Heute machen wir in Europa zwar keine Götzenbilder mehr, aber Bilder von Gott machen wir uns sehr wohl: Für die einen ist er der strenge Richter, für die anderen der liebe Opa mit weißem Rauschebart. Manche sehen Jesus als den ersten Sozialisten, die anderen als den unschuldig Gefolterten und wieder andere als den sanft dreinblickenden Mann im Nachthemd, wie er auf den Bildern der Nazarener dargestellt wird – vorzugsweise mit einem Lamm auf den Schultern.

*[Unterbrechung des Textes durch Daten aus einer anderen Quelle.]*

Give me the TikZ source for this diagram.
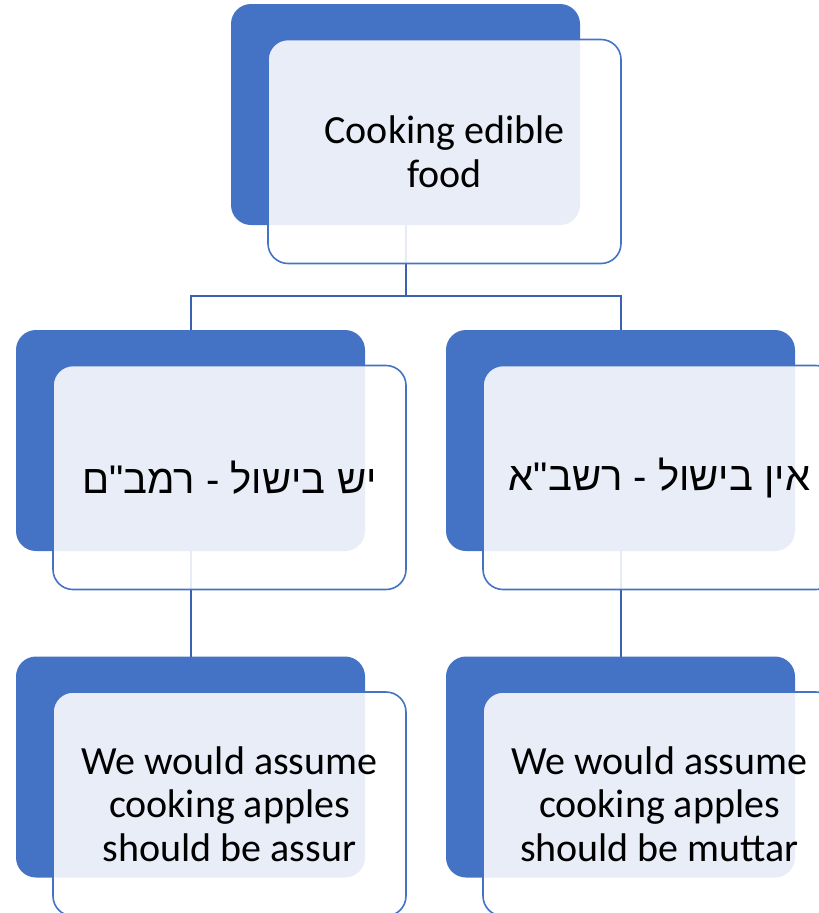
\documentclass[tikz,border=0pt]{standalone}
\usepackage{fontspec}
\setmainfont{Carlito}
\newfontfamily\hebfont[Script=Hebrew]{Liberation Sans}
\TeXXeTstate=1
\definecolor{accent}{HTML}{4472C4}
\definecolor{conn}{HTML}{3B62AE}
\begin{document}
\begin{tikzpicture}[x=1pt,y=-1pt,
  back/.style={fill=accent, rounded corners=20pt, minimum width=349pt, minimum height=221pt, inner sep=0pt, outer sep=0pt},
  front/.style={draw=accent, line width=1.6pt, fill=white, fill opacity=0.88, text opacity=1, rounded corners=20pt, minimum width=353pt, minimum height=224pt, inner sep=0pt, align=center, font=\fontsize{40}{43.5}\selectfont},
  link/.style={draw=conn, line width=2pt}]
\useasboundingbox (0,0) rectangle (819,913);
\clip (0,0) rectangle (819,913);
% back boxes
\node[back] (topB) at (405.5,114.5) {};
\node[back] (mlB) at (190.5,440.5) {};
\node[back] (mrB) at (620.5,440.5) {};
\node[back] (blB) at (190.5,767) {};
\node[back] (brB) at (620.5,767) {};
% connectors
\draw[link] (topB.south) -- ++(0,71) coordinate (j);
\draw[link] (j) -| (mlB.north);
\draw[link] (j) -| (mrB.north);
\draw[link] (mlB.south) -- (blB.north);
\draw[link] (mrB.south) -- (brB.north);
% front boxes
\node[front] (topF) at (444.5,151.5) {Cooking edible\\food};
\node[front] (mlF) at (229.5,477.5) {{\hebfont\beginR יש בישול - רמב"ם\endR}};
\node[front] (mrF) at (659.5,477.5) {{\hebfont\beginR אין בישול - רשב"א\endR}};
\node[front] (blF) at (229.5,804) {We would assume\\cooking apples\\should be assur};
\node[front] (brF) at (659.5,804) {We would assume\\cooking apples\\should be muttar};
\end{tikzpicture}
\end{document}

Da wir Gott (noch) nicht von Angesicht zu Angesicht sehen können, ist es gar nicht zu vermeiden, das wir uns eine bildhafte Vorstellung von ihm machen. Die Bibel ist voll von solchen Bildern. Das ist auch so lange kein Problem, wie wir uns daran erinnern, das es sich um Bilder handelt, die nur einen kleinen Ausschnitt der Realität Gottes wiedergeben. Unterschiedliche Bilder, die sich vielleicht sogar zu widersprechen scheinen, erweitern unsere Wahrnehmung von Gottes Wesen. Die Herausforderung besteht darin, die unterschiedlichen Bilder nebeneinander stehen und gelten zu lassen.

In diesem Sinn, schöne Ferien und viele gelungene Urlaubsfotos!